The sex-specific role of murine Dusp8 was consistent with data from functional magnetic resonance imaging (fMRI) in human volunteers, which revealed reduced hypothalamic insulin sensitivity in male but not female carriers of the DUSP8 type 2 diabetes risk variant. “In a small but well-characterized cohort, we were able to show that homozygous male carriers of the minor frequency risk allele for DUSP8 have impaired hypothalamic insulin sensitivity,” the scientists stated. “The sex-specific role of murine Dusp8 in governing hypothalamic Jnk signaling, insulin sensitivity, and systemic glucose tolerance was consistent with fMRI data in human volunteers that revealed an association of the DUSP8 rs2334499 risk variant with hypothalamic insulin resistance in men.” The team acknowledged that the reasons for the sex-specificity remain elusive. However, they suggested, “ … the absence of effects on glucocorticoid action or hypothalamic inflammation in female Dusp8 KO mice may entail direct effects of sex hormones such as estradiol on HPA axis circuitry or peripheral glucoregulatory organs.”
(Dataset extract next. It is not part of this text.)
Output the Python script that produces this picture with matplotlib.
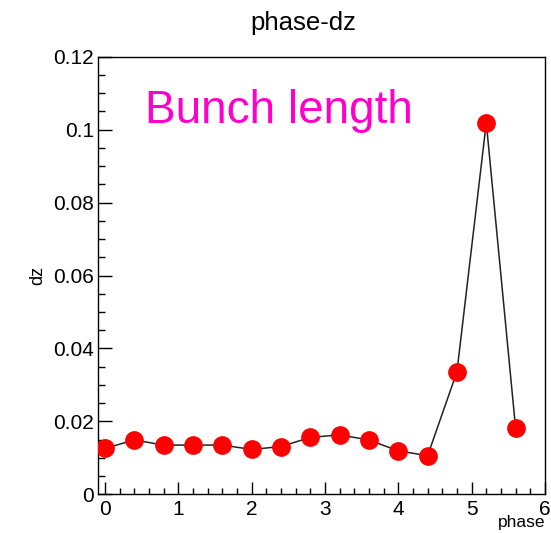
import matplotlib
matplotlib.use("Agg")
import matplotlib.pyplot as plt
from matplotlib.ticker import MultipleLocator

plt.rcParams['font.family'] = ['Liberation Sans', 'DejaVu Sans']

# phase points and bunch length values
phase = [0.0, 0.4, 0.8, 1.2, 1.6, 2.0, 2.4, 2.8, 3.2, 3.6, 4.0, 4.4, 4.8, 5.2, 5.6]
dz = [0.0126, 0.0149, 0.0135, 0.0135, 0.0135, 0.0123, 0.0131, 0.0156,
      0.0163, 0.0149, 0.0119, 0.0106, 0.0336, 0.1019, 0.0181]

fig = plt.figure(figsize=(5.51, 5.33), dpi=100)
ax = fig.add_axes([0.1773, 0.0726, 0.989 - 0.1773, 0.8936 - 0.0726])

ax.plot(phase, dz, color='#222222', lw=1.1, zorder=2)
ax.plot(phase, dz, 'o', color='red', markersize=13.5, markeredgewidth=0, zorder=3)

ax.set_xlim(-0.1, 6)
ax.set_ylim(0, 0.12)

ax.xaxis.set_major_locator(MultipleLocator(1))
ax.xaxis.set_minor_locator(MultipleLocator(0.2))
ax.yaxis.set_minor_locator(MultipleLocator(0.005))
ax.set_yticks([0, 0.02, 0.04, 0.06, 0.08, 0.1, 0.12])
ax.set_yticklabels(['0', '0.02', '0.04', '0.06', '0.08', '0.1', '0.12'])

ax.tick_params(axis='x', which='major', direction='in', length=8.6, width=1, labelsize=15, pad=4)
ax.tick_params(axis='x', which='minor', direction='in', length=4.5, width=1)
ax.tick_params(axis='y', which='major', direction='in', length=10, width=1, labelsize=15, pad=2.5)
ax.tick_params(axis='y', which='minor', direction='in', length=5, width=1)
ax.tick_params(top=False, right=False, which='both')

for sp in ax.spines.values():
    sp.set_linewidth(1.0)

fig.text(303 / 551, 1 - 23 / 533, 'phase-dz', ha='center', va='center', fontsize=18.5)
fig.text(545 / 551, 1 - 523 / 533, 'phase', ha='right', va='center', fontsize=12.5)
fig.text(38 / 551, 1 - 275 / 533, 'dz', ha='center', va='center', rotation=90, fontsize=13)
fig.text(145 / 551, 1 - 123.3 / 533, 'Bunch length', ha='left', va='baseline',
         fontsize=33, color='#ff00cc')

fig.savefig('out.png', dpi=100)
“By combining cellular models, Dusp8 loss- and gain-of-function mice and fMRI of humans with genetic variants in the gene DUSP8, we now exposed a specific role of the protein Dusp8 as a gatekeeper for systemic glucose tolerance and hypothalamic insulin sensitivity,” commented co-senior author Paul Pfluger, PhD.
“Overall, our findings resonate with the emerging consensus that sex as a biological variable has to be a special focus in murine models and human studies,” the authors concluded. Schriever further stated, “Unraveling the multi-systemic processes that drive the impaired hypothalamic insulin sensitivity in the mouse models was an important step to understand the mechanistic underpinnings of the type 2 diabetes risk gene DUSP8.”
In future studies, the researchers want to investigate the effect of central insulin action and the DUSP8 type 2 diabetes risk variant on the hypothalamic-pituitary-adrenal axis in human subjects with or without T2D.